As the GPS announced our destination, all I could think of was: Why on earth would a desi family, with young children – Sahil and Jiya – choose to live in virtual isolation?
Minutes into my conversation, Anoop Prashar — Sahil and Jiya’s dad — as though reading my mind, answers my question.
Anoop and his wife Sudha Prashar chose to move away from the bright lights of city so they could escape the insensitive taunts families and children hurled at their non-verbal autistic son Sahil, 17.
In Hindi/Punjabi or for that matter in other Indian dialect, there’s a complete absence of language and word that has both sensitivity and compassion for individuals that don’t conform to a cookie-cutter mold.
So, people resort to the harsh and inappropriate “paagal” (or crazy). Imagine for a moment, how the reference may have made the Prashars wince. To toss the ubiquitous “Paagal” at anyone with autism, Down syndrome, learning disability or mental health, is cruel.
So, understandably when society gave them the cold shoulder, the Prashars tried spirituality.
“Those preaching/visiting temples and Gurudwaras are interested in chasing religion, not humanity,” observes Sudha who has had to watch her son being bullied at school. The adults too exhibited zero compassion.
Sahil, an extraordinary teen on the Autism spectrum, cannot speak, read or write, but he can sing. Boy, can he sing.
“Sahil has recorded more than 50 YouTube videos in three languages: English, Hindi and Punjabi,” Anoop shares. “Do you know any other 17 year-old with autism that can sing Marvin Gaye and other Motown hits, Michael Jackson and Lady Gaga along with bhajans and ghazals?”
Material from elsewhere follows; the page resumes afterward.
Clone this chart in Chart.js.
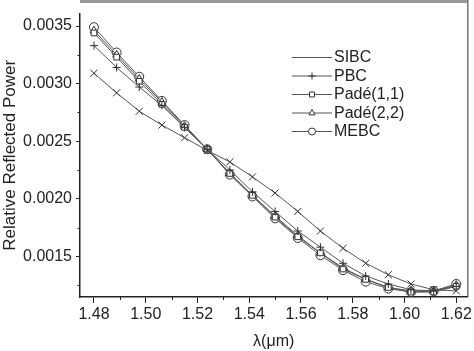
<!DOCTYPE html>
<html>
<head>
<meta charset="utf-8">
<script src="https://cdn.jsdelivr.net/npm/chart.js@4"></script>
<style>
  body { margin: 0; background: #fff; }
  #wrap { width: 474px; height: 351px; }
</style>
</head>
<body>
<div id="wrap"><canvas id="myChart"></canvas></div>
<script>
'use strict';

// wavelength samples (um)
const wavelengths = [1.48, 1.48875, 1.4975, 1.50625, 1.515, 1.52375, 1.5325, 1.54125, 1.55,
    1.55875, 1.5675, 1.57625, 1.585, 1.59375, 1.6025, 1.61125, 1.62];

const seriesNames = ['SIBC', 'PBC', 'Padé(1,1)', 'Padé(2,2)', 'MEBC'];

const sibc = [0.00309, 0.00292, 0.00276, 0.00264, 0.00253, 0.00242, 0.00232, 0.00219, 0.00205,
    0.00189, 0.00172, 0.00157, 0.00144, 0.00134, 0.00126, 0.00121, 0.00120];
const pbc = [0.00333, 0.00314, 0.00297, 0.00281, 0.00262, 0.00243, 0.00225, 0.00206, 0.00189,
    0.00172, 0.00158, 0.00144, 0.00133, 0.00126, 0.00121, 0.00120, 0.00124];
const pade11 = [0.00344, 0.00323, 0.00302, 0.00282, 0.00262, 0.00243, 0.00222, 0.00203, 0.00184,
    0.00167, 0.00153, 0.00139, 0.00130, 0.00123, 0.00119, 0.00119, 0.00124];
const pade22 = [0.00346, 0.00325, 0.00304, 0.00284, 0.00263, 0.00243, 0.00222, 0.00203, 0.00185,
    0.00168, 0.00153, 0.00140, 0.00130, 0.00123, 0.00120, 0.00120, 0.00125];
const mebc = [0.00349, 0.00327, 0.00306, 0.00285, 0.00264, 0.00243, 0.00221, 0.00202, 0.00183,
    0.00166, 0.00151, 0.00138, 0.00128, 0.00122, 0.00119, 0.00120, 0.00126];

const xTicks = [1.48, 1.50, 1.52, 1.54, 1.56, 1.58, 1.60, 1.62];
const yTicks = [0.0015, 0.0020, 0.0025, 0.0030, 0.0035];

const FONT = '"Liberation Sans", Arial, sans-serif';
const INK = '#222';

// marker style per series; legend shows no marker for SIBC
const markers = [
    { style: 'crossRot', r: 5, legend: false },
    { style: 'cross', r: 4, legend: true },
    { style: 'rect', r: 4, legend: true },
    { style: 'triangle', r: 4.5, legend: true },
    { style: 'circle', r: 4.5, legend: true }
];
const allSeries = [sibc, pbc, pade11, pade22, mebc];

function toPoints(values) {
    return values.map((v, i) => ({ x: wavelengths[i], y: v }));
}

const datasets = allSeries.map((values, i) => ({
    label: seriesNames[i],
    data: toPoints(values),
    showLine: true,
    borderColor: '#555',
    borderWidth: 1,
    pointStyle: markers[i].style,
    pointRadius: markers[i].r,
    pointBorderColor: '#333',
    pointBorderWidth: 1,
    pointBackgroundColor: '#fff'
}));

// minor ticks, frame and legend
const framePlugin = {
    id: 'frame',
    afterDraw(chart) {
        const ctx = chart.ctx;
        const a = chart.chartArea;
        const xs = chart.scales.x;
        const ys = chart.scales.y;
        ctx.save();
        ctx.strokeStyle = INK;
        ctx.lineWidth = 1;
        ctx.beginPath();
        for (let k = 0; k < xTicks.length - 1; k++) {
            const px = Math.round(xs.getPixelForValue((xTicks[k] + xTicks[k + 1]) / 2)) + 0.5;
            ctx.moveTo(px, a.bottom);
            ctx.lineTo(px, a.bottom + 3);
        }
        for (let k = 0; k < yTicks.length; k++) {
            const py = Math.round(ys.getPixelForValue(yTicks[k] - 0.00025)) + 0.5;
            ctx.moveTo(a.left, py);
            ctx.lineTo(a.left - 2.5, py);
        }
        ctx.stroke();

        // top and right border
        ctx.strokeStyle = '#9a9a9a';
        ctx.lineWidth = 3;
        ctx.beginPath();
        ctx.moveTo(a.left, 1.5);
        ctx.lineTo(a.right, 1.5);
        ctx.stroke();
        ctx.strokeStyle = '#333';
        ctx.lineWidth = 1;
        ctx.beginPath();
        ctx.moveTo(a.right + 0.5, 0);
        ctx.lineTo(a.right + 0.5, a.bottom);
        ctx.stroke();

        // legend
        const rowY = [57, 75.5, 94, 112.5, 131];
        ctx.font = '16px ' + FONT;
        ctx.textBaseline = 'middle';
        datasets.forEach((ds, i) => {
            const y = rowY[i];
            ctx.strokeStyle = '#555';
            ctx.lineWidth = 1;
            ctx.beginPath();
            ctx.moveTo(292, y + 0.5);
            ctx.lineTo(332, y + 0.5);
            ctx.stroke();
            if (markers[i].legend) {
                ctx.fillStyle = '#fff';
                ctx.strokeStyle = '#333';
                Chart.helpers.drawPoint(ctx, {
                    pointStyle: markers[i].style,
                    radius: 3.5,
                    borderWidth: 1,
                    rotation: 0
                }, 312, y + 0.5);
            }
            ctx.fillStyle = INK;
            ctx.fillText(ds.label, 334, y + 1);
        });
        ctx.restore();
    }
};

const chartObj = new Chart(document.getElementById('myChart'), {
    type: 'scatter',
    data: { datasets: datasets },
    options: {
        responsive: true,
        maintainAspectRatio: false,
        animation: false,
        layout: { padding: { top: 1, right: 5, left: 0, bottom: 0 } },
        plugins: {
            legend: { display: false },
            tooltip: { enabled: false }
        },
        scales: {
            x: {
                type: 'linear',
                min: 1.4746,
                max: 1.6243,
                afterBuildTicks: (scale) => { scale.ticks = xTicks.map(v => ({ value: v })); },
                afterFit: (scale) => { scale.height = 54; },
                grid: { display: true, drawOnChartArea: false, drawTicks: true, tickLength: 6, color: INK },
                border: { display: true, color: INK, width: 1.5 },
                ticks: {
                    font: { family: FONT, size: 16 },
                    color: INK,
                    padding: 2,
                    maxRotation: 0,
                    callback: (v) => v.toFixed(2)
                },
                title: {
                    display: true,
                    text: 'λ(μm)',
                    font: { family: FONT, size: 16 },
                    color: INK,
                    padding: { top: 0, bottom: 0 }
                }
            },
            y: {
                type: 'linear',
                min: 0.001147,
                max: 0.003608,
                afterBuildTicks: (scale) => { scale.ticks = yTicks.map(v => ({ value: v })); },
                afterFit: (scale) => { scale.width = 80; },
                grid: { display: true, drawOnChartArea: false, drawTicks: true, tickLength: 4, color: INK },
                border: { display: true, color: INK, width: 1.5 },
                ticks: {
                    font: { family: FONT, size: 16 },
                    color: INK,
                    padding: 4,
                    callback: (v) => v.toFixed(4)
                },
                title: {
                    display: true,
                    text: 'Relative Reflected Power',
                    font: { family: FONT, size: 17 },
                    color: INK,
                    padding: { top: 0, bottom: 0 }
                }
            }
        }
    },
    plugins: [framePlugin]
});
</script>
</body>
</html>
That’s a truly impressive feat, except the Prashars are not social media savvy or well connected, so they have not been able to share Sahil’s gift with the world.
No takers/no supporters
On a recent day, when Sahil’s voice began to hit the notes of a spiritual song about a mother pleading to the deity, it took every ounce of willpower not to break down and sob.
The innocence on Sahil’s face as he stared into space, twisted my heart. His voice was pure.
A dad – who’s the breadwinner – leaves for work and interacts with others as part of his work, but a stay-at-home Mom’s sole focus is her child. She makes several journeys to hell and back, protecting him from pain, discomfort and the world. Worse, she has to hide her tears, so her son can see the strength and hope.
There’s no doubt, this vulnerable youngster, who cannot take care of himself or defend himself from his bullies , is enveloped in a warm and solid fortress of love. But, the question, one that likely keeps parents of children with disabilities awake at nights is: what will happen to our child after us?
“Till date, Sahil has not had anyone his age come over to the house to play video games, he has not been invited to any birthday parties,” Anoop said. “To society, he’s invisible because he’s disabled…”
When their child was three, Sahil’s parents noticed he did not talk and missed key milestones. To their amazement, he would sing along to songs on the car’s radio.
“When he was a child, Sahil had this toy piano that he would play with until it broke,” his father said. “When it broke, we would go get another one (same make).”
This song is from the heart
Anoop, who works in the trucking/construction industry, decided to share Sahil’s incredible talent with the world, some three years ago.
Each day, he would play a song whose lyrics and melody Sahil would instantly pick, thanks to a photographic memory. Hours of practice later, the duo would record the number. The sound system they use is primitive and out dated, a second-hand Karaoke system that doesn’t capture the acoustics or inflection of sounds well.
When they had recorded a fair number of songs, armed with links to the videos, Anoop and Sudha knocked on doors of media/bloggers/YouTube influencers urging them to share Sahil’s gift. No one bit.
The Prashars are completely at loss. Music makes Sahil happy and all they want is to give him a stage on which he can perform and share his love for music.
“I want Sahil to be a world-famous Canadian,” Anoop said adding they would welcome any band/studio that was willing to work with Sahil.